To facilitate the successful implementation of Experimento at schools in South Africa, the Siemens Stiftung cooperates with special Science Competence Centers (SCCs) in Johannesburg, Cape Town, Durban and Mthatha. At the same time, the Siemens Stiftung is working with universities and German international schools on directly integrating the Experimento concept into the teacher training curriculum.
Dedicated to Nelson Mandela's legacy
Nelson Mandela was passionate about setting up a secondary school in his home town, Mvezo, in the South African province of Eastern Cape. With the help of the government and community, Siemens has made Mandela's dream come true: In January 2014, the Mandela School of Science & Technology became the first secondary school to be opened in the region.
Experimento has been used here ever since. Science and technology teachers here completed the training program along with teachers from other schools in the area. In the process, they received a hands-on, educational introduction into the world of learning through discovery. “Practical work is a huge help in explaining complex matters. You also really see how students who are normally quiet will open up and begin to ask questions," one excited teacher said in discussing the use of the things she learned in her classroom. The Siemens Stiftung provides the program and helps local trainers organize regular meetings of teachers from all schools in order to continuously develop and expand a province-wide network.
An international dialog also takes place: For two years now, an exchange program open to principals, teachers and students has been conducted with the Nelson Mandela School in Berlin. In the program, two students and one teacher from each school visit the partner school on the other continent every year in order to attend classes there and get to know life in the other country. The Deutsche Schule Johannesburg will soon become the third member of this partnership.
On behalf of the Siemens Stiftung, academics at the University of the Western Cape – School of Science and Mathematics Education are examining the use of Experimento I 10+ in South Africa's Western Cape province. The acceptance, functionality and practicality of Experimento for South Africa's teaching and learning requirements were examined between June and November 2013 using participant observation, interviews, conversations, and feedback discussions. The research focused on teachers and teaching students from science subjects.
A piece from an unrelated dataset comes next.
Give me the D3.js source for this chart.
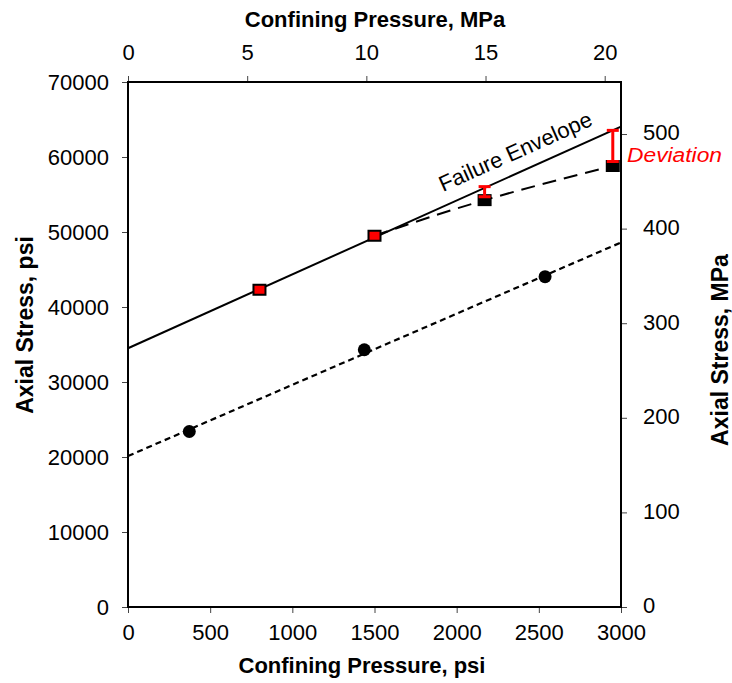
<!DOCTYPE html>
<html><head><meta charset="utf-8">
<script src="https://cdn.jsdelivr.net/npm/d3@7"></script>
<style>body{margin:0;background:#fff}svg{display:block}text{font-family:"Liberation Sans",Arial,sans-serif}</style>
</head><body><svg id="c" width="732" height="683"></svg>
<script>
// Data (psi)
const failurePts = [[800,42300],[1500,49500]];
const deviatedPts = [[2170,54250],[2950,58800]];
const circlePts = [[373,23400],[1438,34300],[2538,44050]];
const envelopeLine = [[0,34500],[3000,64050]];
const lowerLine = [[0,20130],[3000,48600]];
const dashedCurve = [[1500,49500],[2170,54250],[2950,58800]];
const deviations = [[2170,54700,56050],[2950,59400,63550]];
const xTicks = [0,500,1000,1500,2000,2500,3000];
const yTicks = [0,10000,20000,30000,40000,50000,60000,70000];
const xTopTicks = [0,5,10,15,20];
const yRightTicks = [0,100,200,300,400,500];

const svg = d3.select("#c");
const L=128,R=621,T=82,B=607;
const x = d3.scaleLinear([0,3000],[L,R]);
const xTop = d3.scaleLinear([0,3000/145.038],[L,R]);
const y = d3.scaleLinear([0,70000],[B,T]);
const yR = d3.scaleLinear([0,555],[B,T]);

function styleAxis(g){
  g.select(".domain").remove();
  g.selectAll(".tick line").attr("stroke","#444").attr("stroke-width",1);
  g.selectAll(".tick text").attr("font-size",22).attr("fill","#000").attr("font-family","'Liberation Sans',Arial,sans-serif");
}
svg.append("g").attr("transform",`translate(${L},0)`)
  .call(d3.axisLeft(y).tickValues(yTicks).tickSize(6).tickPadding(13).tickFormat(d3.format("d"))).call(styleAxis);
svg.append("g").attr("transform",`translate(0,${B})`)
  .call(d3.axisBottom(x).tickValues(xTicks).tickSize(6).tickPadding(11).tickFormat(d3.format("d"))).call(styleAxis);
svg.append("g").attr("transform",`translate(0,${T})`)
  .call(d3.axisTop(xTop).tickValues(xTopTicks).tickSize(6).tickPadding(16).tickFormat(d3.format("d"))).call(styleAxis);
svg.append("g").attr("transform",`translate(${R},0)`)
  .call(d3.axisRight(yR).tickValues(yRightTicks).tickSize(6).tickPadding(16).tickFormat(d3.format("d"))).call(styleAxis)
  .selectAll(".tick text").attr("dy","0.27em");

// frame
svg.append("rect").attr("x",L).attr("y",T).attr("width",R-L).attr("height",B-T)
  .attr("fill","none").attr("stroke","#000").attr("stroke-width",2);

const line = d3.line().x(d=>x(d[0])).y(d=>y(d[1]));
svg.append("path").datum(envelopeLine).attr("d",line).attr("fill","none").attr("stroke","#000").attr("stroke-width",2);
svg.append("path").datum(lowerLine).attr("d",line).attr("fill","none").attr("stroke","#000").attr("stroke-width",2.2).attr("stroke-dasharray","6,4");
svg.append("path").datum(dashedCurve).attr("d",line.curve(d3.curveNatural)).attr("fill","none").attr("stroke","#000").attr("stroke-width",2).attr("stroke-dasharray","14,8");

// markers
svg.selectAll(".c").data(circlePts).join("circle").attr("cx",d=>x(d[0])).attr("cy",d=>y(d[1])).attr("r",6.5).attr("fill","#000");
svg.selectAll(".sq").data(failurePts).join("rect").attr("x",d=>x(d[0])-6).attr("y",d=>y(d[1])-5)
  .attr("width",12).attr("height",10).attr("fill","#f00").attr("stroke","#000").attr("stroke-width",2);
svg.selectAll(".sq2").data(deviatedPts).join("rect").attr("x",d=>x(d[0])-6).attr("y",d=>y(d[1])-5)
  .attr("width",12).attr("height",10).attr("fill","#000").attr("stroke","#000").attr("stroke-width",2);

// deviation bars
const dv = svg.append("g").attr("stroke","#f00").attr("stroke-width",3);
deviations.forEach(d=>{
  const cx=x(d[0]);
  dv.append("line").attr("x1",cx).attr("x2",cx).attr("y1",y(d[1])).attr("y2",y(d[2]));
  dv.append("line").attr("x1",cx-6).attr("x2",cx+6).attr("y1",y(d[1])).attr("y2",y(d[1]));
  dv.append("line").attr("x1",cx-6).attr("x2",cx+6).attr("y1",y(d[2])).attr("y2",y(d[2]));
});

// annotations
svg.append("text").attr("transform","translate(443,192) rotate(-24)").attr("font-size",22).text("Failure Envelope");
svg.append("text").attr("x",627).attr("y",162).attr("font-size",20).attr("font-style","italic").attr("fill","#f00")
  .attr("textLength",95).attr("lengthAdjust","spacingAndGlyphs").text("Deviation");

// titles
svg.append("text").attr("x",375).attr("y",27).attr("text-anchor","middle").attr("font-size",22).attr("font-weight","bold").text("Confining Pressure, MPa");
svg.append("text").attr("x",362).attr("y",673).attr("text-anchor","middle").attr("font-size",22).attr("font-weight","bold").text("Confining Pressure, psi");
svg.append("text").attr("transform","translate(33,325) rotate(-90)").attr("text-anchor","middle").attr("font-size",23).attr("font-weight","bold").text("Axial Stress, psi");
svg.append("text").attr("transform","translate(728,350) rotate(-90)").attr("text-anchor","middle").attr("font-size",23).attr("font-weight","bold").text("Axial Stress, MPa");
</script></body></html>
The results showed that the experiment kits are valued as particularly beneficial to lessons. Teachers appreciate the easy access to the materials provided. The (prospective) teachers also rated the experiment- and activity-based methods positively, seeing them as less abstract than teaching approaches based on direct instruction. Learning through experimentation also proved to be a successful teaching method – even in classes of up to 60 students. Furthermore, teachers noted the development in students' performance, observing that their audience understood scientific and technological interrelationships more easily when the students experienced them in the form of experiments. Participants identified multilingualism in teaching, which can sometimes lead to language barriers, as a challenge for the further development of Experimento.